In the mid-1980s, a New Hampshire civil engineer named Dave Arnold developed a series of routines to run inside a new software package named AutoCAD. Written using the LISP programming language, Arnold’s routines provided surveying and civil engineering functionality within AutoCAD’s graphic environment. His company, DCA Software (later renamed to Softdesk), brought graphical design and computation to the broad surveying market and enabled surveyors to move away from the command-driven packages that ran on mainframes or dedicated engineering workstations. In just a few years, Softdesk became the dominant developer of PC-based software for architecture, engineering and construction (AEC). Softdesk was acquired by Autodesk in 1997, and its products formed the core of Autodesk’s AEC offerings.

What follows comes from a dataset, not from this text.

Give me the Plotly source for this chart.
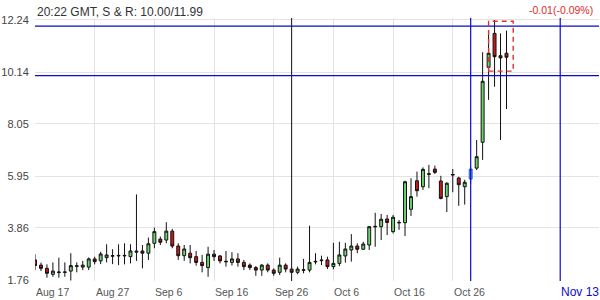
import pandas as pd
import plotly.graph_objects as go

# ---- data ----
start_date = "2023-08-17"
opens = [2.57, 2.36, 2.23, 1.99, 2.06, 2.07, 2.12, 2.31, 2.28, 2.28,
         2.61, 2.53, 2.66, 2.72, 2.73, 2.73, 2.70, 2.88, 2.93, 2.84,
         3.24, 3.41, 3.37, 3.73, 3.13, 2.74, 2.84, 2.70, 2.47, 2.26,
         2.80, 2.73, 2.49, 2.47, 2.61, 2.47, 2.36, 2.26, 2.16, 2.36,
         2.16, 2.07, 2.36, 2.20, 2.07, 2.15, 2.16, 2.49, 2.54, 2.57,
         2.30, 2.43, 2.73, 2.97, 3.13, 3.00, 3.17, 3.90, 3.91, 4.22,
         3.71, 4.06, 4.07, 4.61, 5.76, 5.52, 6.02, 6.23, 5.75, 5.12,
         5.99, 5.87, 5.52, 5.83, 6.27, 7.31, 10.33, 11.70, 10.80, 10.90]
highs = [2.80, 2.46, 2.39, 2.47, 2.66, 2.47, 2.84, 2.47, 2.53, 2.67,
         2.70, 2.90, 3.20, 3.00, 3.20, 3.24, 3.20, 5.21, 3.17, 3.47,
         3.87, 3.51, 4.09, 3.82, 3.24, 3.17, 3.17, 2.93, 2.77, 3.10,
         2.97, 2.77, 2.93, 2.88, 2.84, 2.57, 2.43, 2.32, 2.40, 2.43,
         2.23, 2.66, 2.43, 12.60, 2.30, 2.61, 3.95, 2.84, 2.74, 2.70,
         3.26, 3.30, 3.26, 3.61, 3.24, 3.30, 3.94, 4.47, 4.42, 4.38,
         4.38, 4.18, 5.76, 5.86, 6.13, 6.30, 6.40, 6.37, 5.96, 5.70,
         6.23, 5.92, 5.80, 6.30, 7.40, 10.94, 11.81, 12.24, 11.70, 11.81]
lows = [2.16, 2.12, 1.85, 1.89, 1.85, 1.89, 1.74, 2.07, 2.16, 2.16,
        2.39, 2.40, 2.47, 2.40, 2.36, 2.39, 2.43, 2.53, 2.23, 2.57,
        3.04, 3.17, 3.24, 3.04, 2.57, 2.53, 2.43, 2.34, 2.07, 1.89,
        2.53, 2.43, 2.30, 2.34, 2.30, 2.16, 2.16, 1.93, 1.93, 2.07,
        1.93, 1.96, 2.07, 1.70, 1.99, 2.03, 2.07, 2.39, 2.36, 2.20,
        2.19, 2.32, 2.46, 2.50, 2.84, 2.97, 2.97, 3.10, 3.37, 3.57,
        3.64, 3.78, 3.53, 4.34, 5.12, 5.39, 5.46, 6.03, 5.01, 4.50,
        5.30, 4.75, 4.80, 5.63, 6.19, 6.60, 9.02, 9.55, 7.40, 8.65]
closes = [2.34, 2.23, 2.03, 2.12, 2.08, 2.08, 2.34, 2.33, 2.36, 2.61,
          2.50, 2.81, 2.77, 2.74, 2.75, 2.75, 2.93, 2.92, 2.84, 3.22,
          3.71, 3.28, 3.73, 3.13, 2.74, 3.01, 2.66, 2.47, 2.34, 2.80,
          2.70, 2.53, 2.51, 2.61, 2.47, 2.30, 2.26, 2.16, 2.36, 2.16,
          2.03, 2.36, 2.20, 2.07, 2.20, 2.17, 2.47, 2.51, 2.56, 2.30,
          2.43, 2.77, 3.01, 3.13, 3.00, 3.21, 3.91, 3.92, 4.21, 4.08,
          4.29, 4.08, 5.72, 5.12, 5.36, 6.22, 6.04, 6.10, 5.05, 5.66,
          6.01, 5.60, 5.70, 6.23, 6.73, 9.77, 10.90, 10.76, 10.71, 10.74]

highlight_date = "2023-10-29"      # blue candle / vertical line
target_date = "2023-11-13"
support, resistance = 10.00, 11.99

y_ticks = [1.76, 3.86, 5.95, 8.05, 10.14, 12.24]
y_ticktext = ["1.76", "3.86", "5.95", "8.05", "10.14", "12.24"]
x_tick_dates = ["2023-08-17", "2023-08-27", "2023-09-06", "2023-09-16",
                "2023-09-26", "2023-10-06", "2023-10-16", "2023-10-26"]
x_tick_labels = ["Aug 17", "Aug 27", "Sep 6", "Sep 16", "Sep 26", "Oct 6", "Oct 16", "Oct 26"]
target_label = "Nov 13"

title_text = "20:22 GMT, S & R: 10.00/11.99"
change_text = "-0.01(-0.09%)"

box_x = ["2023-11-01", "2023-11-05 03:00"]
box_y = [10.18, 12.19]

# ---- build ----
dates = pd.date_range(start_date, periods=len(opens), freq="D")
hl = list(dates).index(pd.Timestamp(highlight_date))

def mask(arr, keep_idx=None, drop_idx=None):
    out = []
    for i, v in enumerate(arr):
        if keep_idx is not None:
            out.append(v if i == keep_idx else None)
        else:
            out.append(None if i == drop_idx else v)
    return out

FONT = "Liberation Sans, Arial, sans-serif"
fig = go.Figure()
fig.add_trace(go.Candlestick(
    x=dates, open=mask(opens, drop_idx=hl), high=mask(highs, drop_idx=hl),
    low=mask(lows, drop_idx=hl), close=mask(closes, drop_idx=hl),
    increasing=dict(line=dict(color="#111111", width=1), fillcolor="#6ed36e"),
    decreasing=dict(line=dict(color="#111111", width=1), fillcolor="#c81818"),
    showlegend=False, hoverinfo="skip"))
fig.add_trace(go.Candlestick(
    x=dates, open=mask(opens, keep_idx=hl), high=mask(highs, keep_idx=hl),
    low=mask(lows, keep_idx=hl), close=mask(closes, keep_idx=hl),
    increasing=dict(line=dict(color="#2a5fc8", width=1), fillcolor="#6aa6e6"),
    decreasing=dict(line=dict(color="#2a5fc8", width=1), fillcolor="#6aa6e6"),
    showlegend=False, hoverinfo="skip"))

x0 = pd.Timestamp(start_date)
x1 = x0 + pd.Timedelta(days=94.5)

BLUE = "#0a0acc"
fig.add_hline(y=support, line=dict(color=BLUE, width=1.2))
fig.add_hline(y=resistance, line=dict(color=BLUE, width=1.2))
fig.add_vline(x=pd.Timestamp(highlight_date).value / 1e6, line=dict(color=BLUE, width=1.2))
fig.add_vline(x=pd.Timestamp(target_date).value / 1e6, line=dict(color=BLUE, width=1.2))
fig.add_shape(type="rect", x0=box_x[0], x1=box_x[1], y0=box_y[0], y1=box_y[1],
              line=dict(color="#e03030", width=1.4, dash="5px,4px"))

for d, t in zip(x_tick_dates, x_tick_labels):
    fig.add_annotation(x=d, y=0, xref="x", yref="paper", text=t, showarrow=False,
                       xanchor="left", yanchor="top", yshift=-3, xshift=-1,
                       font=dict(family=FONT, size=10.5, color="#555555"))
fig.add_annotation(x=target_date, y=0, xref="x", yref="paper", text=target_label,
                   showarrow=False, xanchor="left", yanchor="top", yshift=-2, xshift=-1,
                   font=dict(family=FONT, size=12, color="#0a0acc"))
fig.add_annotation(x=0, y=1, xref="paper", yref="paper", text=title_text, showarrow=False,
                   xanchor="left", yanchor="middle", yshift=6,
                   font=dict(family=FONT, size=12, color="#333333"))
fig.add_annotation(x=1, y=1, xref="paper", yref="paper", text=change_text, showarrow=False,
                   xanchor="right", yanchor="middle", yshift=8, xshift=-4,
                   font=dict(family=FONT, size=10.5, color="#e02a2a"))

fig.update_layout(
    width=600, height=300,
    margin=dict(l=32, r=1, t=18, b=19),
    paper_bgcolor="white", plot_bgcolor="white",
    showlegend=False,
    font=dict(family=FONT),
    xaxis=dict(type="date", range=[x0, x1], rangeslider=dict(visible=False),
               tickvals=x_tick_dates, showticklabels=False, showgrid=True,
               gridcolor="#e3e3e3", gridwidth=1, zeroline=False, showline=False),
    yaxis=dict(range=[1.72, 12.32], tickvals=y_ticks, ticktext=y_ticktext,
               showgrid=True, gridcolor="#e3e3e3", zeroline=False, showline=False,
               tickfont=dict(family=FONT, size=11, color="#444444"),
               ticks="outside", ticklen=3, tickcolor="rgba(0,0,0,0)"),
)

fig.write_html("out.html")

Around the same time (and on the other side of the continent), Steve Chou and a group of former Hewlett Packard engineers in Oregon developed a set of surveying computations to run on the venerable HP-41C calculator. The software soon moved to the HP-48, and then into the field, where the HP-48 connected directly to the emerging electronic surveying instruments known as total stations. The company, Tripod Data Systems, would become a leading provider of data collection software and hardware in the U.S.
Stories of startup companies like these repeated in North America and around the world, as software developers worked to take advantage of the steady advances in surveying and computing technology. And while geographic and professional differences were large, the objectives were similar and familiar: By utilizing software that combined positioning computations with information management, surveyors could increase their efficiency and provide more and better services to their clients. The effort to integrate survey operations in the field and office required intimate knowledge of the entire surveying process. Surveying equipment manufacturers rose to the call. Today, software plays an enabling role in modern surveying systems.